> **Short task**:
Restate the listing below word for word, omitting any images.

> **Supplied data**:

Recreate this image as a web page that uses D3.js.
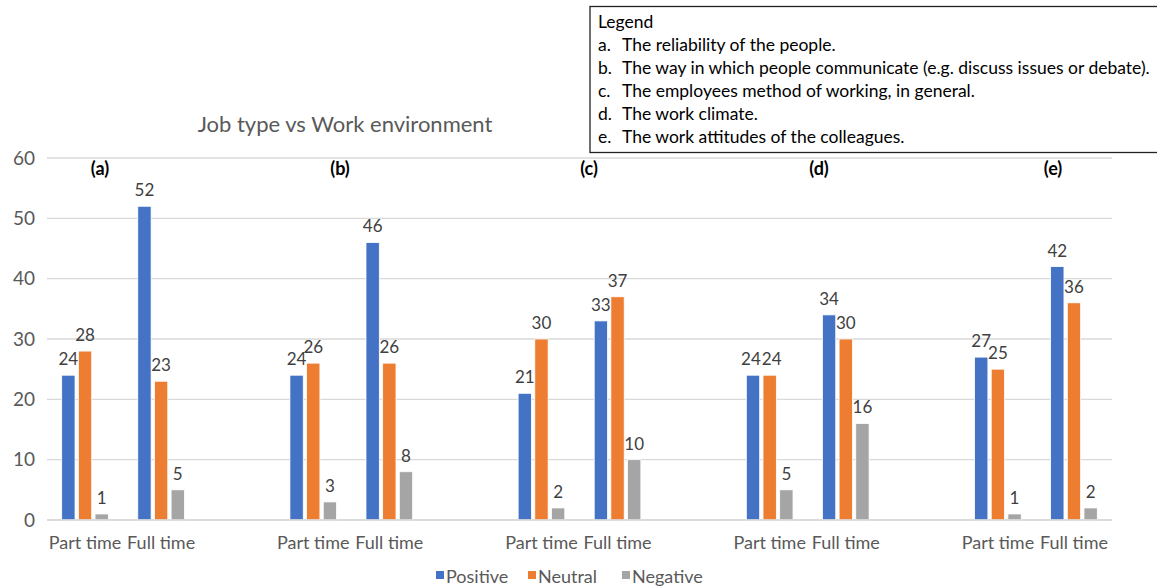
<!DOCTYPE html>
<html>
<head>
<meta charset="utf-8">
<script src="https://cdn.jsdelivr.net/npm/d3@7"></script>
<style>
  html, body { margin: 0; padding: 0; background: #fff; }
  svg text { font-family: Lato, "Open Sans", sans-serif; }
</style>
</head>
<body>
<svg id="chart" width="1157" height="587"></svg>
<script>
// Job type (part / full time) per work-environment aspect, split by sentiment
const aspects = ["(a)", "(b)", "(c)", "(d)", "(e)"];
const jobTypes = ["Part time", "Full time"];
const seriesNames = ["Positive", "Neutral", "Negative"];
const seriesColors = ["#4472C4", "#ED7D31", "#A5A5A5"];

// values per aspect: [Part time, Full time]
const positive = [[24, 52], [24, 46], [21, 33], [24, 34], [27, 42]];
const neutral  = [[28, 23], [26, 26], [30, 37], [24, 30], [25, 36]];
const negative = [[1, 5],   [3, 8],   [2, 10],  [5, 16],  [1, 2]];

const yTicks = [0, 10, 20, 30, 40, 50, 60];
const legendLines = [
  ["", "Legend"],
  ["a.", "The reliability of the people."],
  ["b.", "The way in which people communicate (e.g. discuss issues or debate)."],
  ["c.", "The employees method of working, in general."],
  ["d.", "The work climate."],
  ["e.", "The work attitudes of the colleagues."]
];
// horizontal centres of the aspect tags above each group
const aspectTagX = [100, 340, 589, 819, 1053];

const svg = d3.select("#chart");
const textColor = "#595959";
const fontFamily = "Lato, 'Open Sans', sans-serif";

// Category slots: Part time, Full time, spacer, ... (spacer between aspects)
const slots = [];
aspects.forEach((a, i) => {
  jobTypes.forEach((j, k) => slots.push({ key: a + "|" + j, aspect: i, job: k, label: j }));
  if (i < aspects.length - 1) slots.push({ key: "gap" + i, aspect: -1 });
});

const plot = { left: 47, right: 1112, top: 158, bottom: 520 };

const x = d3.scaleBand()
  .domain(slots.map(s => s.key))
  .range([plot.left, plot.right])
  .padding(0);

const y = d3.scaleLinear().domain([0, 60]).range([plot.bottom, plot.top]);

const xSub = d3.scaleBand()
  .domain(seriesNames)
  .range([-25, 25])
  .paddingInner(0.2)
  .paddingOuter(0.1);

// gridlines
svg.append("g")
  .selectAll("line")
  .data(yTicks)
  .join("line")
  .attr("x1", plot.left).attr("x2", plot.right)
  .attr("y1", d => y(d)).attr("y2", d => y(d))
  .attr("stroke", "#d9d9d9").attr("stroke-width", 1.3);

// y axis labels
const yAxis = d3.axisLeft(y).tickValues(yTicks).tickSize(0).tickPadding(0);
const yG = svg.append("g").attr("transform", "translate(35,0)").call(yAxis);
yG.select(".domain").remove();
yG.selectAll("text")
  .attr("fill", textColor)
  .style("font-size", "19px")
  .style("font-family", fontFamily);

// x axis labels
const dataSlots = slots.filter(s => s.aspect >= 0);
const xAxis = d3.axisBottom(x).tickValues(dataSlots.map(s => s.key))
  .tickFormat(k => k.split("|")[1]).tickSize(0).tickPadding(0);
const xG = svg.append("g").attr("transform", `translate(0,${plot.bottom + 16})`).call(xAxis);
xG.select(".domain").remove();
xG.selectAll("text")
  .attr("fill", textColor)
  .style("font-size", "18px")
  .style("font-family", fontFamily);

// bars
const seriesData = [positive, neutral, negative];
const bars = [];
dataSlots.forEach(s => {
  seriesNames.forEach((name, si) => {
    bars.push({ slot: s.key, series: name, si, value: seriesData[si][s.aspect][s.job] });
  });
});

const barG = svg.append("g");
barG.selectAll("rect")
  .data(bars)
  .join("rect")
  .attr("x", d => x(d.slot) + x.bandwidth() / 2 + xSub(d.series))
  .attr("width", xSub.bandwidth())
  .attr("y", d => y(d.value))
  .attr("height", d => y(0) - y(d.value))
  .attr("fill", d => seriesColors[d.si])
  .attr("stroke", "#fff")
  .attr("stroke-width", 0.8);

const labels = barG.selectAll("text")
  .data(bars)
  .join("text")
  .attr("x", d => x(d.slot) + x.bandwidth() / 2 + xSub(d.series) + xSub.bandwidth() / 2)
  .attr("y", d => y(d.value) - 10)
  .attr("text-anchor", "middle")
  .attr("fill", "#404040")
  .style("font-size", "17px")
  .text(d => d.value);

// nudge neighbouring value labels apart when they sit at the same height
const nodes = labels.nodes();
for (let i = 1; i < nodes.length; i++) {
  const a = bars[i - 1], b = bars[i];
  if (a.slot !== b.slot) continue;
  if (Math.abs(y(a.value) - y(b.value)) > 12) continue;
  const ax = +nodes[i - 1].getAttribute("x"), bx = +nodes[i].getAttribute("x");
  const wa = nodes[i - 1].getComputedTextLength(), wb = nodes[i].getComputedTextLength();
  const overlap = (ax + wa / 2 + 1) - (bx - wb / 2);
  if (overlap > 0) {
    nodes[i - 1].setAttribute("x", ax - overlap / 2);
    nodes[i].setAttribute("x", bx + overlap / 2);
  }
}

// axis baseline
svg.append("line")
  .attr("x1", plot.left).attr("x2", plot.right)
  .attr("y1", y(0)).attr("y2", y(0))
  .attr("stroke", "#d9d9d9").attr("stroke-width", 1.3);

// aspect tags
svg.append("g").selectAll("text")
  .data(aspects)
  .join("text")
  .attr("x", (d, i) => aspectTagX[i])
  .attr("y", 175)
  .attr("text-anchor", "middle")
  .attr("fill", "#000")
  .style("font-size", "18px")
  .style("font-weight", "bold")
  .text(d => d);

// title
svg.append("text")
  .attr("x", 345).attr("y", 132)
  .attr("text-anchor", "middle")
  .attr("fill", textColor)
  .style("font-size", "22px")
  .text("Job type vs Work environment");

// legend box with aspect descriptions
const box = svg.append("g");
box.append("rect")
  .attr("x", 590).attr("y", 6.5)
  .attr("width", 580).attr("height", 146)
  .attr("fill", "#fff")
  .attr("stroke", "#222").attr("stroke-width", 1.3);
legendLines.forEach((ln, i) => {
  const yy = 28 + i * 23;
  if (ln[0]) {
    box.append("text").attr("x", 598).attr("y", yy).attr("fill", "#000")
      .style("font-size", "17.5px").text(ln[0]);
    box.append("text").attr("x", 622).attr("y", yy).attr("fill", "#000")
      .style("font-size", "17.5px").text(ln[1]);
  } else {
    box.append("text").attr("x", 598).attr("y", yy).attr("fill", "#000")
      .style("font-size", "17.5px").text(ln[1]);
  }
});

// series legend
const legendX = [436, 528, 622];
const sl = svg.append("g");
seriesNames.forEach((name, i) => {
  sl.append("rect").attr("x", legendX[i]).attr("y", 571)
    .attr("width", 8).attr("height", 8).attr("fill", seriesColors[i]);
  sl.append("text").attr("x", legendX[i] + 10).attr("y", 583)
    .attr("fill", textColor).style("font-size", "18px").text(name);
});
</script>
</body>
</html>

> **Answer to the exercise**:
Recreate this image as a web page that uses D3.js.
<!DOCTYPE html>
<html>
<head>
<meta charset="utf-8">
<script src="https://cdn.jsdelivr.net/npm/d3@7"></script>
<style>
  html, body { margin: 0; padding: 0; background: #fff; }
  svg text { font-family: Lato, "Open Sans", sans-serif; }
</style>
</head>
<body>
<svg id="chart" width="1157" height="587"></svg>
<script>
// Job type (part / full time) per work-environment aspect, split by sentiment
const aspects = ["(a)", "(b)", "(c)", "(d)", "(e)"];
const jobTypes = ["Part time", "Full time"];
const seriesNames = ["Positive", "Neutral", "Negative"];
const seriesColors = ["#4472C4", "#ED7D31", "#A5A5A5"];

// values per aspect: [Part time, Full time]
const positive = [[24, 52], [24, 46], [21, 33], [24, 34], [27, 42]];
const neutral  = [[28, 23], [26, 26], [30, 37], [24, 30], [25, 36]];
const negative = [[1, 5],   [3, 8],   [2, 10],  [5, 16],  [1, 2]];

const yTicks = [0, 10, 20, 30, 40, 50, 60];
const legendLines = [
  ["", "Legend"],
  ["a.", "The reliability of the people."],
  ["b.", "The way in which people communicate (e.g. discuss issues or debate)."],
  ["c.", "The employees method of working, in general."],
  ["d.", "The work climate."],
  ["e.", "The work attitudes of the colleagues."]
];
// horizontal centres of the aspect tags above each group
const aspectTagX = [100, 340, 589, 819, 1053];

const svg = d3.select("#chart");
const textColor = "#595959";
const fontFamily = "Lato, 'Open Sans', sans-serif";

// Category slots: Part time, Full time, spacer, ... (spacer between aspects)
const slots = [];
aspects.forEach((a, i) => {
  jobTypes.forEach((j, k) => slots.push({ key: a + "|" + j, aspect: i, job: k, label: j }));
  if (i < aspects.length - 1) slots.push({ key: "gap" + i, aspect: -1 });
});

const plot = { left: 47, right: 1112, top: 158, bottom: 520 };

const x = d3.scaleBand()
  .domain(slots.map(s => s.key))
  .range([plot.left, plot.right])
  .padding(0);

const y = d3.scaleLinear().domain([0, 60]).range([plot.bottom, plot.top]);

const xSub = d3.scaleBand()
  .domain(seriesNames)
  .range([-25, 25])
  .paddingInner(0.2)
  .paddingOuter(0.1);

// gridlines
svg.append("g")
  .selectAll("line")
  .data(yTicks)
  .join("line")
  .attr("x1", plot.left).attr("x2", plot.right)
  .attr("y1", d => y(d)).attr("y2", d => y(d))
  .attr("stroke", "#d9d9d9").attr("stroke-width", 1.3);

// y axis labels
const yAxis = d3.axisLeft(y).tickValues(yTicks).tickSize(0).tickPadding(0);
const yG = svg.append("g").attr("transform", "translate(35,0)").call(yAxis);
yG.select(".domain").remove();
yG.selectAll("text")
  .attr("fill", textColor)
  .style("font-size", "19px")
  .style("font-family", fontFamily);

// x axis labels
const dataSlots = slots.filter(s => s.aspect >= 0);
const xAxis = d3.axisBottom(x).tickValues(dataSlots.map(s => s.key))
  .tickFormat(k => k.split("|")[1]).tickSize(0).tickPadding(0);
const xG = svg.append("g").attr("transform", `translate(0,${plot.bottom + 16})`).call(xAxis);
xG.select(".domain").remove();
xG.selectAll("text")
  .attr("fill", textColor)
  .style("font-size", "18px")
  .style("font-family", fontFamily);

// bars
const seriesData = [positive, neutral, negative];
const bars = [];
dataSlots.forEach(s => {
  seriesNames.forEach((name, si) => {
    bars.push({ slot: s.key, series: name, si, value: seriesData[si][s.aspect][s.job] });
  });
});

const barG = svg.append("g");
barG.selectAll("rect")
  .data(bars)
  .join("rect")
  .attr("x", d => x(d.slot) + x.bandwidth() / 2 + xSub(d.series))
  .attr("width", xSub.bandwidth())
  .attr("y", d => y(d.value))
  .attr("height", d => y(0) - y(d.value))
  .attr("fill", d => seriesColors[d.si])
  .attr("stroke", "#fff")
  .attr("stroke-width", 0.8);

const labels = barG.selectAll("text")
  .data(bars)
  .join("text")
  .attr("x", d => x(d.slot) + x.bandwidth() / 2 + xSub(d.series) + xSub.bandwidth() / 2)
  .attr("y", d => y(d.value) - 10)
  .attr("text-anchor", "middle")
  .attr("fill", "#404040")
  .style("font-size", "17px")
  .text(d => d.value);

// nudge neighbouring value labels apart when they sit at the same height
const nodes = labels.nodes();
for (let i = 1; i < nodes.length; i++) {
  const a = bars[i - 1], b = bars[i];
  if (a.slot !== b.slot) continue;
  if (Math.abs(y(a.value) - y(b.value)) > 12) continue;
  const ax = +nodes[i - 1].getAttribute("x"), bx = +nodes[i].getAttribute("x");
  const wa = nodes[i - 1].getComputedTextLength(), wb = nodes[i].getComputedTextLength();
  const overlap = (ax + wa / 2 + 1) - (bx - wb / 2);
  if (overlap > 0) {
    nodes[i - 1].setAttribute("x", ax - overlap / 2);
    nodes[i].setAttribute("x", bx + overlap / 2);
  }
}

// axis baseline
svg.append("line")
  .attr("x1", plot.left).attr("x2", plot.right)
  .attr("y1", y(0)).attr("y2", y(0))
  .attr("stroke", "#d9d9d9").attr("stroke-width", 1.3);

// aspect tags
svg.append("g").selectAll("text")
  .data(aspects)
  .join("text")
  .attr("x", (d, i) => aspectTagX[i])
  .attr("y", 175)
  .attr("text-anchor", "middle")
  .attr("fill", "#000")
  .style("font-size", "18px")
  .style("font-weight", "bold")
  .text(d => d);

// title
svg.append("text")
  .attr("x", 345).attr("y", 132)
  .attr("text-anchor", "middle")
  .attr("fill", textColor)
  .style("font-size", "22px")
  .text("Job type vs Work environment");

// legend box with aspect descriptions
const box = svg.append("g");
box.append("rect")
  .attr("x", 590).attr("y", 6.5)
  .attr("width", 580).attr("height", 146)
  .attr("fill", "#fff")
  .attr("stroke", "#222").attr("stroke-width", 1.3);
legendLines.forEach((ln, i) => {
  const yy = 28 + i * 23;
  if (ln[0]) {
    box.append("text").attr("x", 598).attr("y", yy).attr("fill", "#000")
      .style("font-size", "17.5px").text(ln[0]);
    box.append("text").attr("x", 622).attr("y", yy).attr("fill", "#000")
      .style("font-size", "17.5px").text(ln[1]);
  } else {
    box.append("text").attr("x", 598).attr("y", yy).attr("fill", "#000")
      .style("font-size", "17.5px").text(ln[1]);
  }
});

// series legend
const legendX = [436, 528, 622];
const sl = svg.append("g");
seriesNames.forEach((name, i) => {
  sl.append("rect").attr("x", legendX[i]).attr("y", 571)
    .attr("width", 8).attr("height", 8).attr("fill", seriesColors[i]);
  sl.append("text").attr("x", legendX[i] + 10).attr("y", 583)
    .attr("fill", textColor).style("font-size", "18px").text(name);
});
</script>
</body>
</html>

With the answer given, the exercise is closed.